[Work required]
The line holding "p.outline_line_width = 2" is the last one to output; start at the first line of the data, keep every line in between exactly, and leave out pictures.

[Available data]
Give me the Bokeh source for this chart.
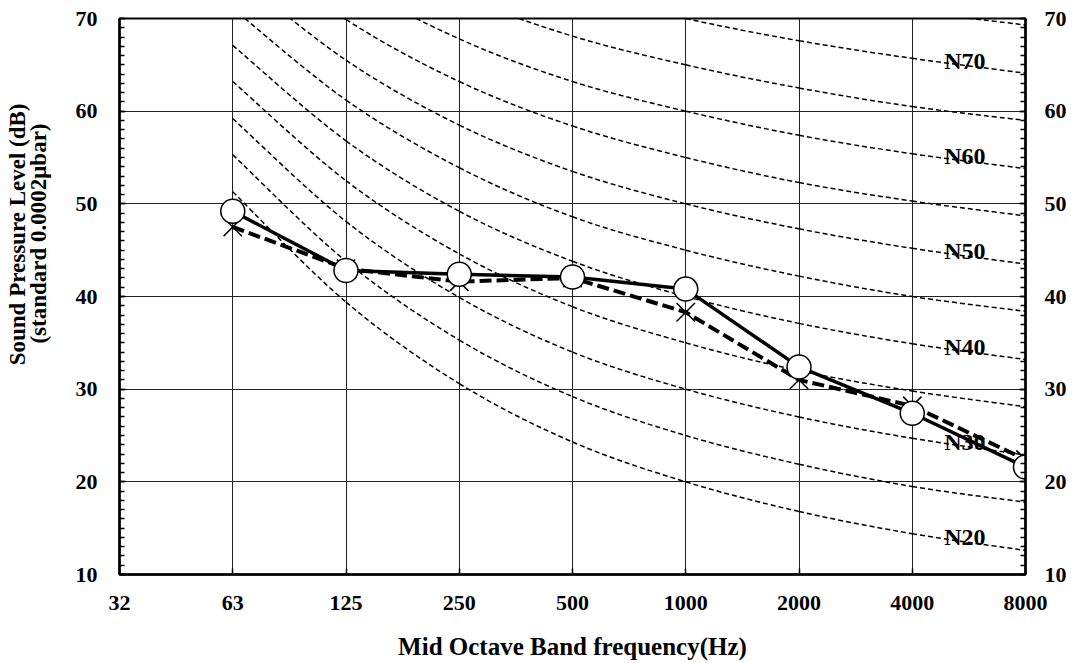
import math
from bokeh.plotting import figure
from bokeh.models import LinearAxis, FixedTicker, Title, Range1d
from bokeh.embed import file_html
from bokeh.resources import INLINE
from bokeh.core.properties import value

# ---------------- data ----------------
freq_labels = ["32", "63", "125", "250", "500", "1000", "2000", "4000", "8000"]
curve_freqs = ["63", "125", "250", "500", "1000", "2000", "4000", "8000"]

# N (noise rating) curves, dB at 63 ... 8000 Hz
n20 = [51.3, 39.4, 30.6, 24.3, 20.0, 16.8, 14.4, 12.6]
n25 = [55.3, 43.8, 35.3, 29.2, 25.0, 21.9, 19.5, 17.8]
n30 = [59.2, 48.1, 39.9, 34.0, 30.0, 27.0, 24.7, 22.9]
n35 = [63.2, 52.5, 44.6, 38.9, 35.0, 32.0, 29.8, 28.1]
n40 = [67.1, 56.8, 49.2, 43.8, 40.0, 37.1, 34.9, 33.2]
n45 = [71.1, 61.2, 53.9, 48.6, 45.0, 42.2, 40.0, 38.4]
n50 = [75.0, 65.5, 58.5, 53.5, 50.0, 47.3, 45.2, 43.5]
n55 = [79.0, 69.9, 63.2, 58.4, 55.0, 52.3, 50.3, 48.7]
n60 = [82.9, 74.2, 67.8, 63.2, 60.0, 57.4, 55.4, 53.8]
n65 = [86.9, 78.6, 72.5, 68.1, 65.0, 62.5, 60.5, 59.0]
n70 = [90.8, 82.9, 77.1, 73.0, 70.0, 67.6, 65.7, 64.1]
n75 = [94.8, 87.3, 81.8, 77.9, 75.0, 72.6, 70.8, 69.3]
n_curves = [n20, n25, n30, n35, n40, n45, n50, n55, n60, n65, n70, n75]

n_label_texts = ["N20", "N30", "N40", "N50", "N60", "N70"]
n_label_curves = [n20, n30, n40, n50, n60, n70]

# measured spectra
meas_solid = [49.2, 42.8, 42.4, 42.1, 40.8, 32.4, 27.4, 21.6]
meas_dashed = [47.5, 43.0, 41.6, 42.0, 38.3, 31.0, 28.2, 22.4]

y_ticks = [10, 20, 30, 40, 50, 60, 70]

# ---------------- figure ----------------
FONT = "Liberation Serif"

xs = [freq_labels.index(f) for f in curve_freqs]

p = figure(frame_width=906, frame_height=556,
           x_range=Range1d(0, len(freq_labels) - 1), y_range=Range1d(10, 70),
           output_backend="svg", toolbar_location=None,
           min_border_left=119, min_border_right=50,
           min_border_top=18, min_border_bottom=86,
           background_fill_color="white", border_fill_color="white")
p.outline_line_color = "black"
p.outline_line_width = 2

# grid
p.xgrid.ticker = FixedTicker(ticks=list(range(len(freq_labels))))
p.ygrid.ticker = FixedTicker(ticks=y_ticks)
for g in (p.xgrid, p.ygrid):
    g.grid_line_color = "#222222"
    g.grid_line_width = 1

# x axis
xa = p.xaxis[0]
xa.ticker = FixedTicker(ticks=list(range(len(freq_labels))))
xa.major_label_overrides = {i: f for i, f in enumerate(freq_labels)}
xa.axis_label = "Mid Octave Band frequency(Hz)"
xa.axis_label_text_font = FONT
xa.axis_label_text_font_style = "bold"
xa.axis_label_text_font_size = "25px"
xa.axis_label_text_color = "black"
xa.axis_label_standoff = 20
xa.major_label_standoff = 21

# y axes
ya = p.yaxis[0]
ya.ticker = FixedTicker(ticks=y_ticks, minor_ticks=list(range(10, 71)))
ya.major_label_standoff = 22
yr = LinearAxis(ticker=FixedTicker(ticks=y_ticks, minor_ticks=list(range(10, 71))))
yr.major_label_standoff = 19
p.add_layout(yr, "right")

for ax in (xa, ya, yr):
    ax.axis_line_color = "black"
    ax.axis_line_width = 2.5
    ax.major_tick_in = 6
    ax.major_tick_out = 0
    ax.minor_tick_in = 5
    ax.minor_tick_out = 0
    ax.major_tick_line_color = "black"
    ax.minor_tick_line_color = "black"
    ax.major_tick_line_width = 1.5
    ax.minor_tick_line_width = 1.5
    ax.major_label_text_font = FONT
    ax.major_label_text_font_style = "bold"
    ax.major_label_text_font_size = "22px"
    ax.major_label_text_color = "black"
xa.minor_tick_line_color = None

# y axis title (two lines) as left-side titles
t2 = Title(text="(standard 0.0002\u03bcbar)", align="right", offset=105,
           standoff=44, text_font=FONT, text_font_style="bold",
           text_font_size="23px", text_color="black")
t1 = Title(text="Sound Pressure Level (dB)", align="right", offset=85,
           standoff=-56, text_font=FONT, text_font_style="bold",
           text_font_size="23px", text_color="black")
p.add_layout(t2, "left")
p.add_layout(t1, "left")

# ---------------- N curves (smooth dashed) ----------------
def bezier_segments(xv, yv):
    n = len(xv)
    out = {k: [] for k in ("x0", "y0", "x1", "y1", "cx0", "cy0", "cx1", "cy1")}
    for i in range(n - 1):
        xm, ym = (xv[i - 1], yv[i - 1]) if i > 0 else (xv[i], yv[i])
        xp, yp = (xv[i + 2], yv[i + 2]) if i + 2 < n else (xv[i + 1], yv[i + 1])
        out["x0"].append(xv[i]); out["y0"].append(yv[i])
        out["x1"].append(xv[i + 1]); out["y1"].append(yv[i + 1])
        out["cx0"].append(xv[i] + (xv[i + 1] - xm) / 6.0)
        out["cy0"].append(yv[i] + (yv[i + 1] - ym) / 6.0)
        out["cx1"].append(xv[i + 1] - (xp - xv[i]) / 6.0)
        out["cy1"].append(yv[i + 1] - (yp - yv[i]) / 6.0)
    return out

for curve in n_curves:
    seg = bezier_segments(xs, curve)
    p.bezier(line_color="black", line_width=1.5, line_dash="5 3", **seg)

# N labels
lab_x = (xs[-2] + xs[-1]) / 2.0
lab_y = [(c[-2] + c[-1]) / 2.0 for c in n_label_curves]
p.text(x=[lab_x] * len(lab_y), y=lab_y, text=n_label_texts,
       text_font=value(FONT), text_font_style="bold",
       text_font_size=value("24px"), text_align="center",
       text_baseline="middle", x_offset=-4, y_offset=-5, text_color="black")

# ---------------- measured spectra ----------------
p.line(xs, meas_dashed, line_color="black", line_width=4, line_dash="12 5")
p.line(xs, meas_solid, line_color="black", line_width=3.5)
p.scatter(xs, meas_dashed, marker="x", size=26, line_color="black",
          line_width=1.5)
p.scatter(xs, meas_solid, marker="circle", size=24, fill_color="white",
          line_color="black", line_width=1.5)

open("out.html", "w").write(file_html(p, INLINE))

[Answer to the task]
Give me the Bokeh source for this chart.
import math
from bokeh.plotting import figure
from bokeh.models import LinearAxis, FixedTicker, Title, Range1d
from bokeh.embed import file_html
from bokeh.resources import INLINE
from bokeh.core.properties import value

# ---------------- data ----------------
freq_labels = ["32", "63", "125", "250", "500", "1000", "2000", "4000", "8000"]
curve_freqs = ["63", "125", "250", "500", "1000", "2000", "4000", "8000"]

# N (noise rating) curves, dB at 63 ... 8000 Hz
n20 = [51.3, 39.4, 30.6, 24.3, 20.0, 16.8, 14.4, 12.6]
n25 = [55.3, 43.8, 35.3, 29.2, 25.0, 21.9, 19.5, 17.8]
n30 = [59.2, 48.1, 39.9, 34.0, 30.0, 27.0, 24.7, 22.9]
n35 = [63.2, 52.5, 44.6, 38.9, 35.0, 32.0, 29.8, 28.1]
n40 = [67.1, 56.8, 49.2, 43.8, 40.0, 37.1, 34.9, 33.2]
n45 = [71.1, 61.2, 53.9, 48.6, 45.0, 42.2, 40.0, 38.4]
n50 = [75.0, 65.5, 58.5, 53.5, 50.0, 47.3, 45.2, 43.5]
n55 = [79.0, 69.9, 63.2, 58.4, 55.0, 52.3, 50.3, 48.7]
n60 = [82.9, 74.2, 67.8, 63.2, 60.0, 57.4, 55.4, 53.8]
n65 = [86.9, 78.6, 72.5, 68.1, 65.0, 62.5, 60.5, 59.0]
n70 = [90.8, 82.9, 77.1, 73.0, 70.0, 67.6, 65.7, 64.1]
n75 = [94.8, 87.3, 81.8, 77.9, 75.0, 72.6, 70.8, 69.3]
n_curves = [n20, n25, n30, n35, n40, n45, n50, n55, n60, n65, n70, n75]

n_label_texts = ["N20", "N30", "N40", "N50", "N60", "N70"]
n_label_curves = [n20, n30, n40, n50, n60, n70]

# measured spectra
meas_solid = [49.2, 42.8, 42.4, 42.1, 40.8, 32.4, 27.4, 21.6]
meas_dashed = [47.5, 43.0, 41.6, 42.0, 38.3, 31.0, 28.2, 22.4]

y_ticks = [10, 20, 30, 40, 50, 60, 70]

# ---------------- figure ----------------
FONT = "Liberation Serif"

xs = [freq_labels.index(f) for f in curve_freqs]

p = figure(frame_width=906, frame_height=556,
           x_range=Range1d(0, len(freq_labels) - 1), y_range=Range1d(10, 70),
           output_backend="svg", toolbar_location=None,
           min_border_left=119, min_border_right=50,
           min_border_top=18, min_border_bottom=86,
           background_fill_color="white", border_fill_color="white")
p.outline_line_color = "black"
p.outline_line_width = 2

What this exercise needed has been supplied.